Monday, July 16, 2007

Jefferson School: The Original Model for Public Education in Virginia

Opening remarks: My name is Blair Hawkins. I live at [address]. I’m here to talk about some of the history of Jefferson School since there’s an important vote on that subject tonight. We should know what we’re trying to preserve. I’d like to read a letter I’ve written to The Daily Progress. The editor Anita Shelburne has not decided whether to print the letter because it’s fact-based. That’s how much power this history has, the power to cause a newspaper to consider a new policy to allow only opinion-based letters. Dear Editor:


The legacy of Jefferson School is every public school in Virginia today.

Your article (“City mindful of preserving legacy” by Seth Rosen. The Daily Progress. Jul. 6, 2007) traces the history to 1894 and says the Jefferson Alumni Association wants to preserve the legacy of the all-black school as a social hub of Vinegar Hill in the 1950s.

The Albemarle Charlottesville Historical Society has published a fuller history at least twice in thirty years. (Albemarle: Jefferson’s County, 1727-1976 by John Hammond Moore. 1976, pages 230-234 in the hardcover edition. And “Learning in the Charlottesville Freedmen’s School: the First Jefferson School” by Gayle M. Schulman. The Magazine of Albemarle County History, Vol. 64, 2006, pages 76-107.)

Both accounts agree on the main facts. Jefferson School opened in the fall of 1865 and was indeed the model for white public schools when the General Assembly approved public education in 1869. Charlottesville’s first public school opened in 1870 on Garrett Street.

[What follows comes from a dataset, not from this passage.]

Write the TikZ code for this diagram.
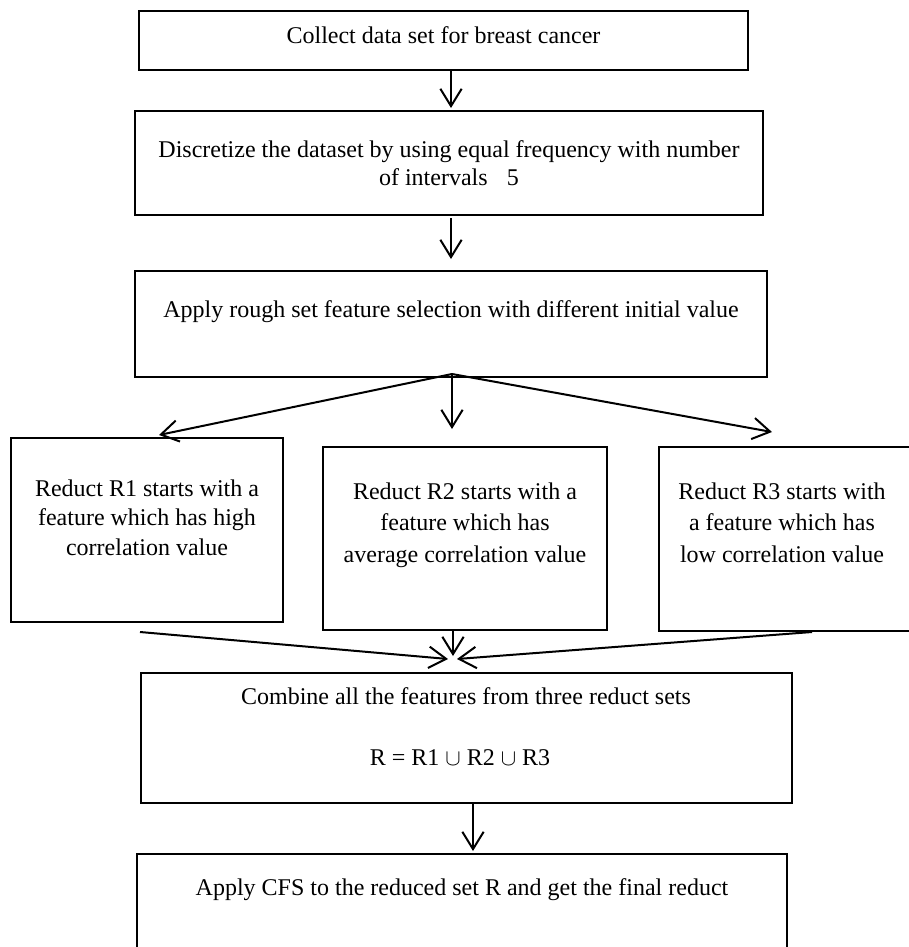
\documentclass[tikz,border=0pt]{standalone}
\usepackage{fontspec}
\setmainfont{Liberation Serif}
\usetikzlibrary{arrows.meta}
\begin{document}
\begin{tikzpicture}[x=0.75pt,y=-0.75pt,
  box/.style={draw, line width=1.4pt, inner sep=0pt, outer sep=0pt},
  txt/.style={inner sep=0pt, align=center, anchor=base, font=\fontsize{18pt}{21pt}\selectfont},
  arr/.style={line width=1.5pt, -{Straight Barb[length=13pt,width=16pt,line width=1.5pt]}},
  ln/.style={line width=1.5pt}]
\useasboundingbox (0,0) rectangle (909,947);
\clip (0,0) rectangle (909,947);
% boxes
\node[box, minimum width=456.75pt, minimum height=44.25pt] (b1) at (443.5,40.5) {};
\node[box, minimum width=471pt, minimum height=78pt] (b2) at (449,163) {};
\node[box, minimum width=474pt, minimum height=79.5pt] (b3) at (451,324) {};
\node[box, minimum width=204pt, minimum height=138pt] (r1) at (147,530) {};
\node[box, minimum width=213pt, minimum height=137.25pt] (r2) at (465,538.5) {};
\node[box, minimum width=189.75pt, minimum height=138pt] (r3) at (785.5,539) {};
\node[box, minimum width=488.25pt, minimum height=97.5pt] (c) at (466.5,738) {};
\node[box, minimum width=487.5pt, minimum height=79.5pt] (f) at (462,907) {};
% texts (base anchor = baseline of the last line)
\node[txt] (t1) at (443.5,43) {Collect data set for breast cancer};
\node[txt] (t2) at (449,185) {Discretize the dataset by using equal frequency with number\\of intervals\hspace{0.8em}5};
\node[txt] (t3) at (451,317) {Apply rough set feature selection with different initial value};
\node[txt, font=\fontsize{18pt}{22pt}\selectfont] (tr1) at (147,555) {Reduct R1 starts with a\\feature which has high\\correlation value};
\node[txt, font=\fontsize{18pt}{23.5pt}\selectfont] (tr2) at (465,562) {Reduct R2 starts with a\\feature which has\\average correlation value};
\node[txt, font=\fontsize{18pt}{23.5pt}\selectfont] (tr3) at (782,562) {Reduct R3 starts with\\a feature which has\\low correlation value};
\node[txt] (tc1) at (466,704) {Combine all the features from three reduct sets};
\node[txt] (tc2) at (460,765) {R = R1 $\cup$ R2 $\cup$ R3};
\node[txt] (tf) at (462,895) {Apply CFS to the reduced set R and get the final reduct};
% helper coordinates
\coordinate (ax) at (451,0);
\coordinate (s) at (452,374);
\coordinate (p1) at (159,435);
\coordinate (p2) at (452,429);
\coordinate (p3) at (772,432);
\coordinate (u1) at (140,632);
\coordinate (q1) at (448,659);
\coordinate (u2) at (453,630);
\coordinate (q2) at (453,656);
\coordinate (u3) at (812,632);
\coordinate (q3) at (457,659);
\coordinate (bx) at (473,0);
% connectors
\draw[arr, shorten >=2.25pt] (b1.south -| ax) -- (b2.north -| ax);
\draw[arr, shorten <=2.25pt, shorten >=9pt] (b2.south -| ax) -- (b3.north -| ax);
\draw[arr] (s) -- (p1);
\draw[arr] (s) -- (p2);
\draw[arr] (s) -- (p3);
\draw[arr] (u1) -- (q1);
\draw[arr] (u2) -- (q2);
\draw[arr] (u3) -- (q3);
\draw[arr, shorten >=2.25pt] (c.south -| bx) -- (f.north -| bx);
\end{tikzpicture}
\end{document}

In its first year, Jefferson School held classes at the Colored First Baptist Church (organized 1863) at 632 West Main in the 1820s Delevan Hotel/Civil War hospital eventually torn down for the existing 1883 church building.

Classes moved to a series of one-room barracks just west at Union Depot when federal troops left in June 1866. A new school was built on this site in 1869. Jefferson School was funded by the New England Freedmen’s Aid Society until 1875, when it became a public school. Benjamin Tonsler was already an alumnus and the fourth principal when the 1894 schoolhouse opened. The first two principals, who also taught full-time, were white women: Anna Gardner 1865-1871, and Philena Carkin, 1871-1875, both from Massachusetts. The 1926 building and later additions survive. The school has been closed since 2002.

I want to preserve the 1950s history and the 1860s history. In the future, we’ll look back on today and wonder why some people found it so difficult to acknowledge the full history of Jefferson School, even while claiming to preserve that same legacy.

Blair Hawkins
July 8, 2007. Charlottesville, Virginia

Letters, The Daily Progress, P.O. Box 9030, Charlottesville, VA 22906

July 12. Editorial Page Editor Anita Shelburne had not decided whether to print the letter because it’s “fact-based.”
July 16. Delivery as speech before Charlottesville City Council. Night of vote to transfer Jefferson School to a private foundation for preservation and redevelopment.